In diesem Alltag ist Liverpool vor dem Gastspiel am Sonntag in Burnley schon wieder als einziges Team ohne Verlustpunkt, tat sich aber bei allen drei Siegen schwer. Schließlich gibt es auch Verluste zu verschmerzen. Rechtsverteidiger Trent Alexander-Arnold verließ seinen Jugendklub zu Real Madrid, im Angriff verloren die „Reds“ Luis Díaz für 70 Millionen Euro an den FC Bayern und Diogo Jota tragisch auf der Autobahn, dazu wurde in Darwin Núñez der auch schon nicht wirklich billige Rekordtransfer der Klopp-Zeit für gut die Hälfte der damals investierten 85 Millionen Euro nach Saudi-Arabien abgegeben.
Insgesamt bleibt ein Import/Export-Defizit von knapp 300 Millionen Euro bei Gesamtausgaben von rund 500 Millionen Euro, denn es gibt im Fußball ja nicht nur den Angriff, sondern auch die Abwehr: Milos Kerkez aus Bournemouth, Jeremie Frimpong aus Leverkusen und Giovanni Leoni aus Parma kosteten zusammen 120 Millionen Euro, und dabei blieb es nur, weil ein zwischen den Klubspitzen vereinbarter Deal für Crystal Palaces Marc Guéhi am letzten Transfertag noch durchfiel. Palace-Trainer Oliver Glasner drohte mit Rücktritt, das bereits abgedrehte Goodbye-Video wurde kassiert (in Umlauf gelangte es trotzdem), der bereits abflugbereite Privatjet storniert.
„Wir müssen uns gegenüber der Vorsaison verbessern, weil die Konkurrenz sich verbessert hat“, erklärt Trainer Slot den Umbau.
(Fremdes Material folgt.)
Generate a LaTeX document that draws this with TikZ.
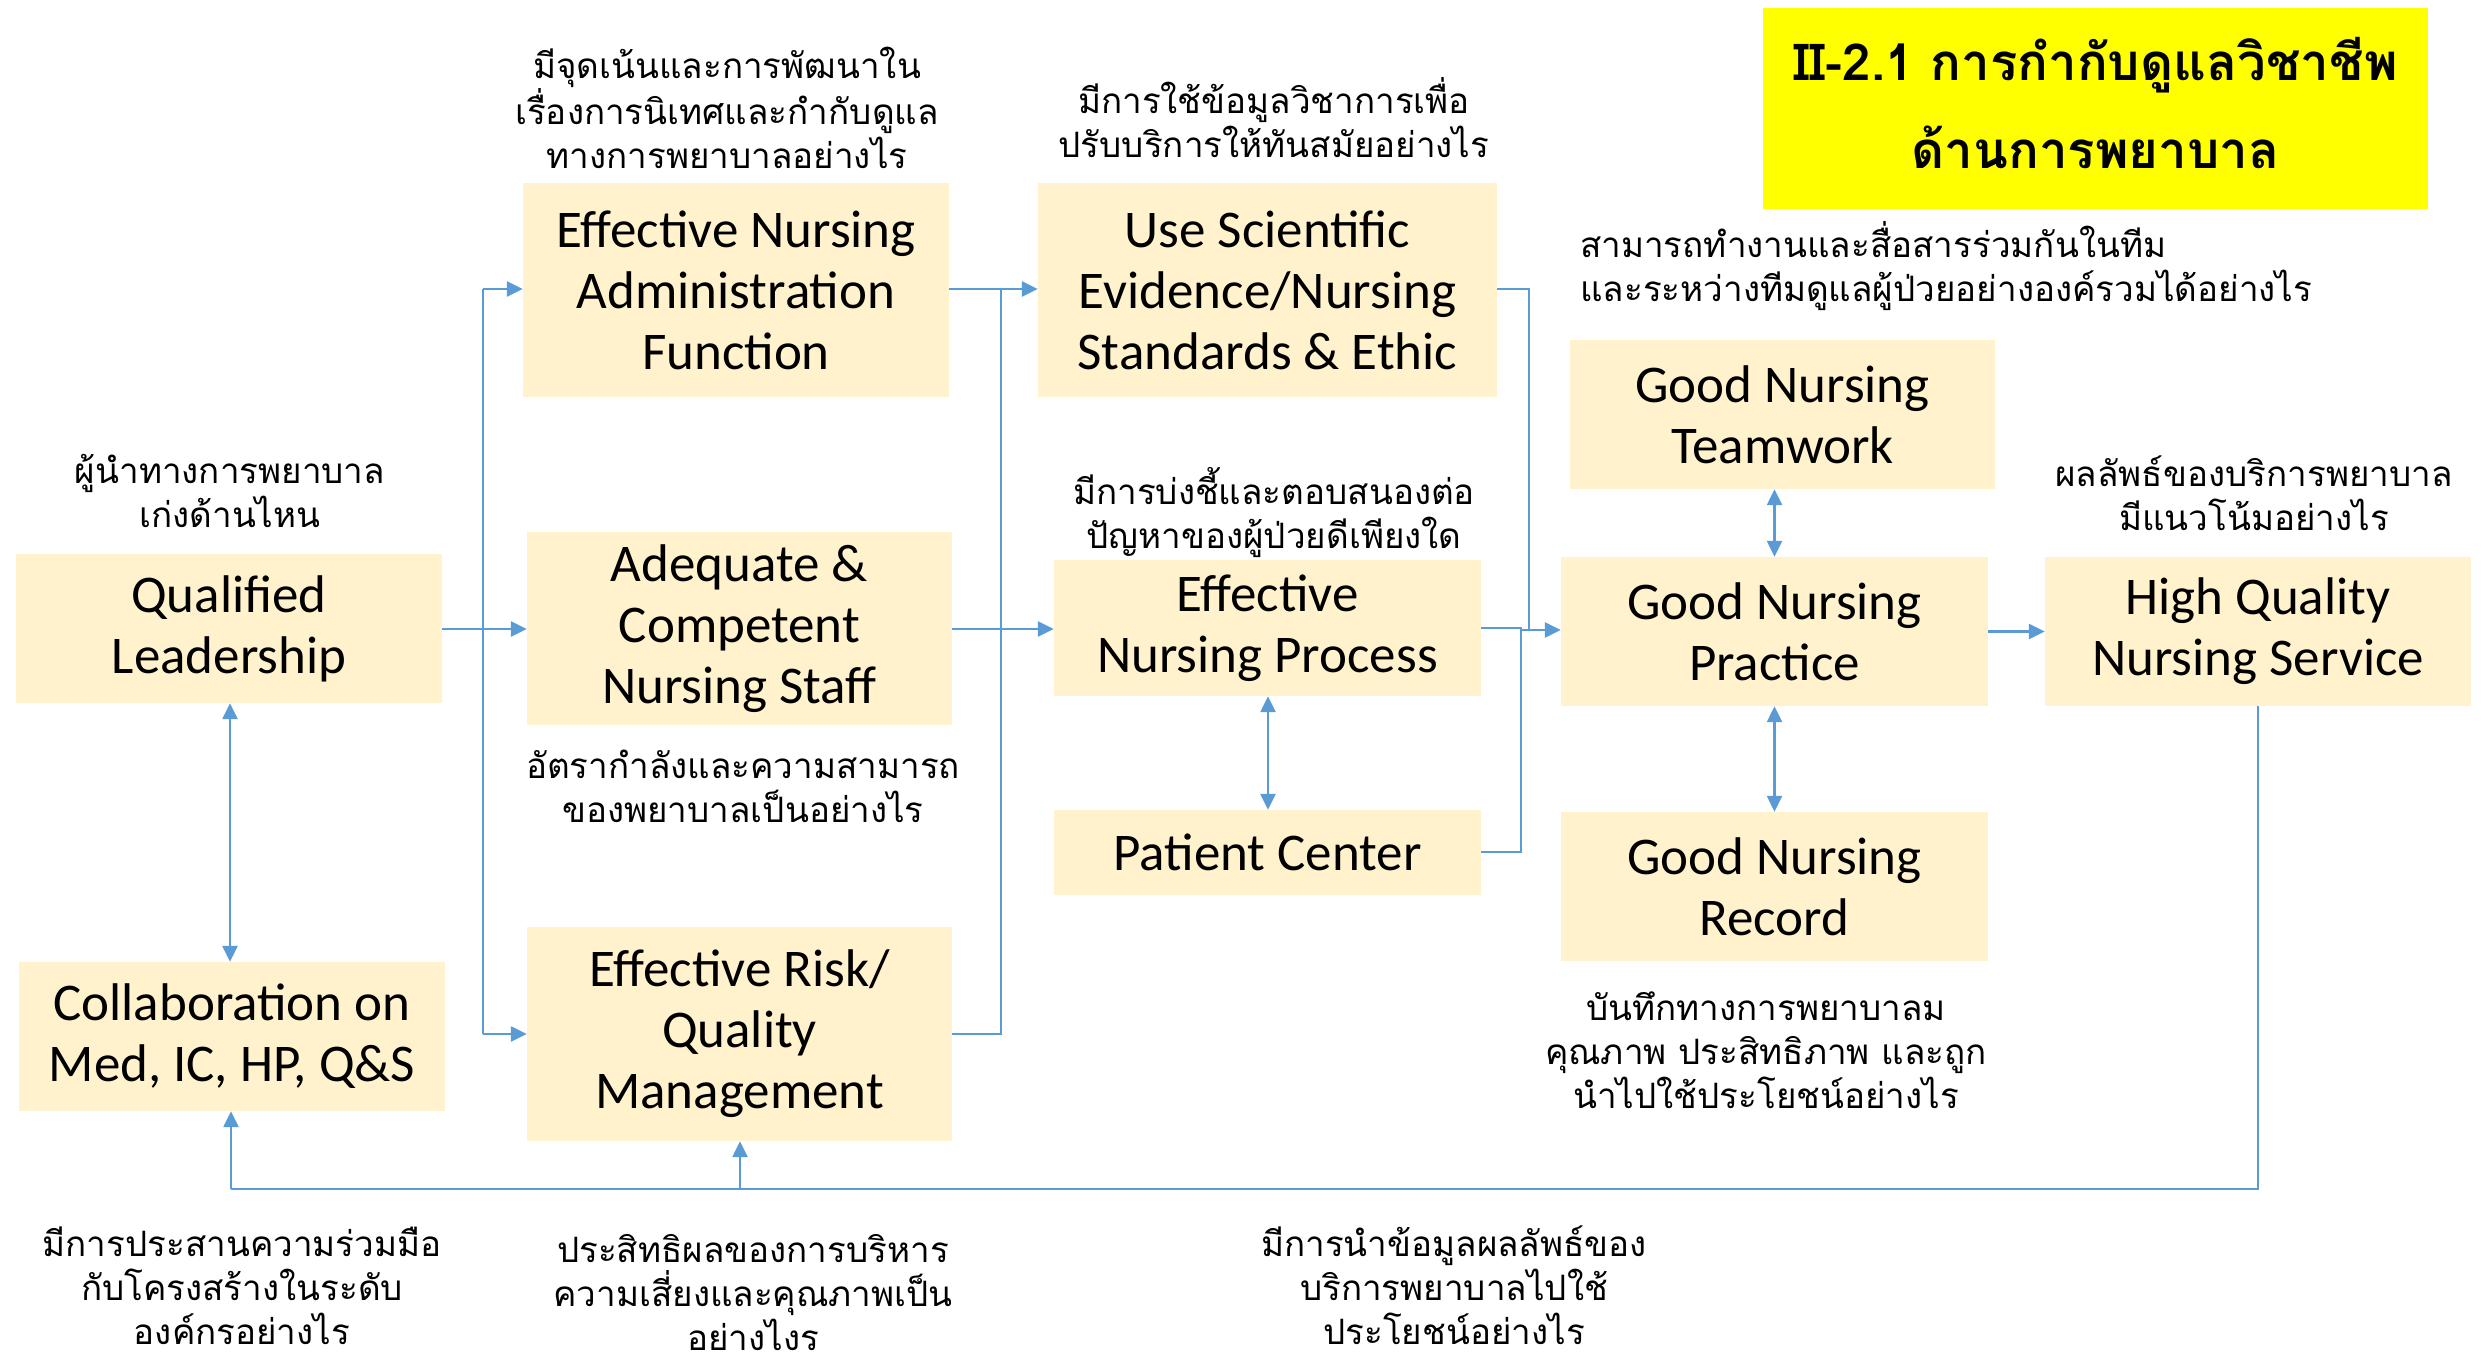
\documentclass[tikz,border=0pt]{standalone}
\usepackage{fontspec}
\setmainfont{Carlito}
\newfontfamily\thai[Script=Thai]{Loma}
\usetikzlibrary{arrows.meta}
\definecolor{boxfill}{HTML}{FFF2CC}
\definecolor{linkblue}{HTML}{5B9BD5}
\definecolor{titleyellow}{HTML}{FFFF00}
\tikzset{
  box/.style={fill=boxfill, inner sep=0pt, align=center, font=\fontsize{53}{61}\selectfont},
  lab/.style={align=center, inner sep=0pt, font=\thai\fontsize{35}{44}\selectfont},
  link/.style={draw=linkblue, line width=2.5pt},
  arr/.style={link, -{Triangle[length=16pt,width=15pt]}},
  darr/.style={link, {Triangle[length=16pt,width=15pt]}-{Triangle[length=16pt,width=15pt]}},
}
\begin{document}
\begin{tikzpicture}[x=1pt,y=-1pt]
\useasboundingbox (0,0) rectangle (2483,1362);
% title
\node[fill=titleyellow, minimum width=665pt, minimum height=201pt, inner sep=0pt] (title) at (2095.5,108.5) {};
\node[inner sep=0pt, align=center, font=\thai\bfseries\fontsize{51}{88}\selectfont] (titletext) at (2095.5,103)
  {II-2.1 การกำกับดูแลวิชาชีพ\\ด้านการพยาบาล};
% boxes
\node[box, minimum width=426pt, minimum height=149pt] (ql) at (229,628.5) {Qualified\\Leadership};
\node[box, minimum width=426pt, minimum height=214pt] (adm) at (736,290) {Effective Nursing\\Administration\\Function};
\node[box, minimum width=425pt, minimum height=193pt] (adq) at (739.5,628.5) {Adequate \&\\Competent\\Nursing Staff};
\node[box, minimum width=425pt, minimum height=214pt] (risk) at (739.5,1034) {Effective Risk/\\Quality\\Management};
\node[box, minimum width=426pt, minimum height=149pt] (col) at (232,1036.5) {Collaboration on\\Med, IC, HP, Q\&S};
\node[box, minimum width=459pt, minimum height=214pt] (sci) at (1267.5,290) {Use Scientific\\Evidence/Nursing\\Standards \& Ethic};
\node[box, minimum width=427pt, minimum height=136pt] (enp) at (1267.5,628) {Effective\\Nursing Process};
\node[box, minimum width=427pt, minimum height=85pt] (pat) at (1267.5,852.5) {Patient Center};
\node[box, minimum width=425pt, minimum height=149pt] (team) at (1782.5,414.5) {Good Nursing\\Teamwork};
\node[box, minimum width=427pt, minimum height=149pt] (gnp) at (1774.5,631.5) {Good Nursing\\Practice};
\node[box, minimum width=427pt, minimum height=149pt] (rec) at (1774.5,886.5) {Good Nursing\\Record};
\node[box, minimum width=426pt, minimum height=149pt] (hq) at (2258,631.5) {High Quality\\Nursing Service};
% labels
\node[lab] (l1) at (727,108) {มีจุดเน้นและการพัฒนาใน\\เรื่องการนิเทศและกำกับดูแล\\ทางการพยาบาลอย่างไร};
\node[lab] (l2) at (1274,118) {มีการใช้ข้อมูลวิชาการเพื่อ\\ปรับบริการให้ทันสมัยอย่างไร};
\node[lab, align=left, anchor=west] (l3) at (1580,266.5) {สามารถทำงานและสื่อสารร่วมกันในทีม\\และระหว่างทีมดูแลผู้ป่วยอย่างองค์รวมได้อย่างไร};
\node[lab] (l4) at (230,490.5) {ผู้นำทางการพยาบาล\\เก่งด้านไหน};
\node[lab] (l5) at (743,786.5) {อัตรากำลังและความสามารถ\\ของพยาบาลเป็นอย่างไร};
\node[lab] (l6) at (1274,512.5) {มีการบ่งชี้และตอบสนองต่อ\\ปัญหาของผู้ป่วยดีเพียงใด};
\node[lab] (l7) at (2254,493) {ผลลัพธ์ของบริการพยาบาล\\มีแนวโน้มอย่างไร};
\node[lab] (l8) at (1766,1050) {บันทึกทางการพยาบาลม\\คุณภาพ ประสิทธิภาพ และถูก\\นำไปใช้ประโยชน์อย่างไร};
\node[lab] (l9) at (242,1286) {มีการประสานความร่วมมือ\\กับโครงสร้างในระดับ\\องค์กรอย่างไร};
\node[lab] (l10) at (753,1293) {ประสิทธิผลของการบริหาร\\ความเสี่ยงและคุณภาพเป็น\\อย่างไงร};
\node[lab] (l11) at (1454,1285) {มีการนำข้อมูลผลลัพธ์ของ\\บริการพยาบาลไปใช้\\ประโยชน์อย่างไร};
% junction coordinates
\coordinate (ja) at (483,289);
\coordinate (jb) at (483,629);
\coordinate (jc) at (483,1034);
\coordinate (jd) at (1001,289);
\coordinate (je) at (1001,1034);
\coordinate (jf) at (1529,289);
\coordinate (jg) at (1521,630);
\coordinate (jh) at (2258,1189);
\coordinate (ji) at (740,1189);
\coordinate (jj) at (231,1189);
% left fan-out
\draw[link] (ql.east |- jb) -- (jb);
\draw[link] (ja) -- (jc);
\draw[arr] (ja) -- (adm.west |- ja);
\draw[arr] (jb) -- (adq.west |- jb);
\draw[arr] (jc) -- (risk.west |- jc);
% middle collector
\draw[link] (adm.east |- jd) -- (jd) -- (je) -- (risk.east |- je);
\draw[arr] (jd) -- (sci.west |- jd);
\draw[arr] (adq.east |- jb) -- (enp.west |- jb);
% to practice
\draw[link] (sci.east |- jf) -- (jf) -- (jf |- jg);
\draw[link] (enp.east |- 0,628) -- (1521,628) -- (jg);
\draw[link] (pat.east |- 0,852) -- (1521,852) -- (jg);
\draw[arr] (jg) -- (gnp.west |- jg);
\draw[darr] (enp.south -| 1268,0) -- (pat.north -| 1268,0);
\draw[darr] (team.south -| gnp.north) -- (gnp.north);
\draw[darr] (gnp.south) -- (rec.north);
\draw[arr] (gnp.east) -- (hq.west);
% feedback loop
\draw[link] (hq.south -| jh) -- (jh) -- (jj);
\draw[arr] (jj) -- (col.south -| jj);
\draw[arr] (ji) -- (risk.south -| ji);
\draw[darr] (ql.south -| 230,0) -- (col.north -| 230,0);
\end{tikzpicture}
\end{document}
Trotz komfortablen zehn Punkten Vorsprung vergangene Saison gebe es „nichts zu romantisieren“, so der analytische Niederländer gewohnt kühl.
Liverpool mit Problemen in der Mittelfeld-Zentrale
Nach den ersten Eindrücken der neuen Spielzeit hat Slot tatsächlich noch einiges zu tüfteln. Erst gab es zu viele Gegentore, da fehlten die Absicherungen. Zuletzt im Spitzenspiel gegen Arsenal gelang dann trotz heimischer Kulisse wenig nach vorn, alles steuerte auf ein 0:0 zu, ehe Dominik Szoboszlai kurz vor Schluss einen Freistoß aus weiter Entfernung im Tor versenkte.
Skeptiker bemängeln Defizite im Mittelfeld – dem einzigen Mannschaftsteil, in dem Liverpool nicht shoppen ging. Dabei erweist sich das Spielzentrum gerade in internationalen Wettbewerben immer wieder als Schlüssel zu Titeln. In Jürgen Klopps „Heavy Metal“-Fußball mag es zuvorderst als Kampfzone und Durchgangsstation definiert und dadurch nicht ganz so wichtig gewesen sein.
Slot verfolgt jedoch einen Ansatz mit mehr Spielkontrolle. In der Liga wie in der Champions-League-Vorrunde konnte ihn seine Mannschaft auch zumeist durchsetzen. Gegenüber anderen Topteams Europas allerdings wirkt die Zentrale mit Alexis MacAllister und Ryan Gravenberch etwas dünn bekleidet, zumal für die beiden Stammspieler annähernd gleichwertige Alternativen fehlen. Im Achtelfinale gegen den PSG war das Ergebnis knapper als der Spielverlauf. Liverpool wurde über weite Strecken dominiert.
Richten muss es also die Flucht nach vorn: der 400-Millionen-Euro-Angriff. Noch wartet Isak, der erst am letzten Transfertag kam, auf seinen ersten Einsatz und Wirtz auf sein erstes Tor. Ekitiké hat bereits zweimal getroffen, doch ob und wie er und Isak überhaupt zusammen in eine Mannschaft passen, wird auf der Insel noch heiß diskutiert. Beide agieren bevorzugt als Mittelstürmer, nun muss womöglich Ekitiké auf links ausweichen, wo allerdings Cody Gakpo bisher eine starke Saison spielt. Wirtz dürfte als mittlere Halbspitze ebenso gesetzt bleiben wie Salah auf rechts.
Liverpools bisher wichtigstes Stürmertor der Saison erzielte unterdessen ein 16-Jähriger. Rio Ngumoha (mittlerweile 17) traf vor drei Wochen bei Newcastle in der zehnten Minute der Nachspielzeit zum 3:2 und avancierte damit zum jüngsten Torschützen der Klubgeschichte. Wie viele Chancen das Talent bei so viel Konkurrenz noch bekommt – auch das gehört zu den Fragen bei Europas neuem Krösus.